Tesla board mulling Musk’s idea to take company private

In this Sunday, July 8, 2018, photograph, 2018 Model 3 sedans sit on display outside a Tesla showroom in Littleton, Colo. (AP Photo/David Zalubowski)

Tesla said on Wednesday its board is evaluating chief executive Elon Musk’s idea of taking the company private after he brought the matter up for discussion last week.

Musk took Tesla shareholders and the stock market by surprise on Tuesday by announcing on Twitter he was considering taking the loss-making electric carmaker private at $420 a share. In his first tweet, he said funding was secured, but provided no details.

That would mark the biggest such transaction in history, worth more than $70 billion.

In a statement on Tesla’s website Wednesday, six of Tesla’s nine directors said the board had met several times over the last week to discuss the idea and was “taking the appropriate next steps to evaluate this.”

They said the board also addressed the issue of how to fund such a deal, but gave no details.

Tesla’s shares were down slightly, at $377.38, in morning trading Wednesday after closing up 11 percent, at $379.57 on Tuesday.

In a letter to shareholders after his tweet Tuesday, Musk fleshed out his idea, suggesting they would get the option to sell their shares for $420 each or remain investors in a private Tesla, out of the glare of Wall Street and its need for quarterly results.

He said that would allow Tesla to “operate at its best, free from as much distraction and short-term thinking as possible.”

Some Wall Street analysts are skeptical of Musk’s ability to gather the financial backing to complete such a deal.
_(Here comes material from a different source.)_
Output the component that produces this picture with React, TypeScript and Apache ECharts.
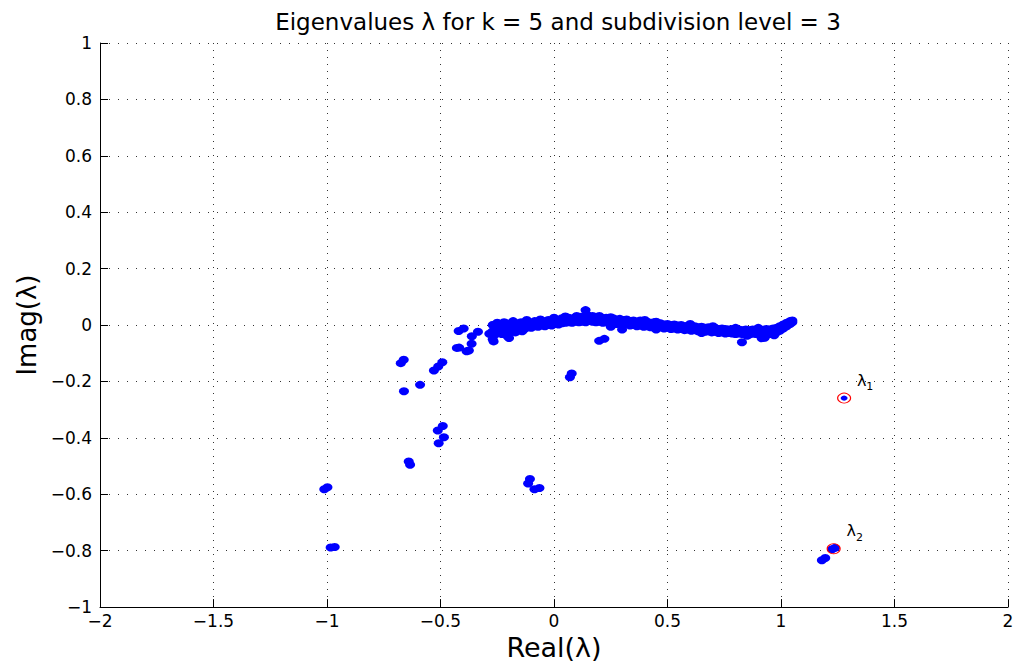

“Who gives $30 to $50 billion to buy back the shares?,” asked NordLB analyst Frank Schwope. “And if you stay as a shareholder, you get less information than before and you depend more and more on Elon Musk.”

JPMorgan analyst Ryan Brinkman said he gave only a 50 percent probability that Tesla would go private.

The six board members who issued the statement Wednesday included James Murdoch, chief executive of Twenty-First Century Fox, and Brad Buss, who was the chief financial officer of solar panel maker SolarCity until it was bought by Tesla in 2016.

Other board members mentioned in the statement included Robyn Denholm, Ira Ehrenpreis, Antonio Gracias and Linda Johnson Rice. Tesla’s other board members are Musk, his brother Kimbal Musk and venture capitalist Steve Jurvetson.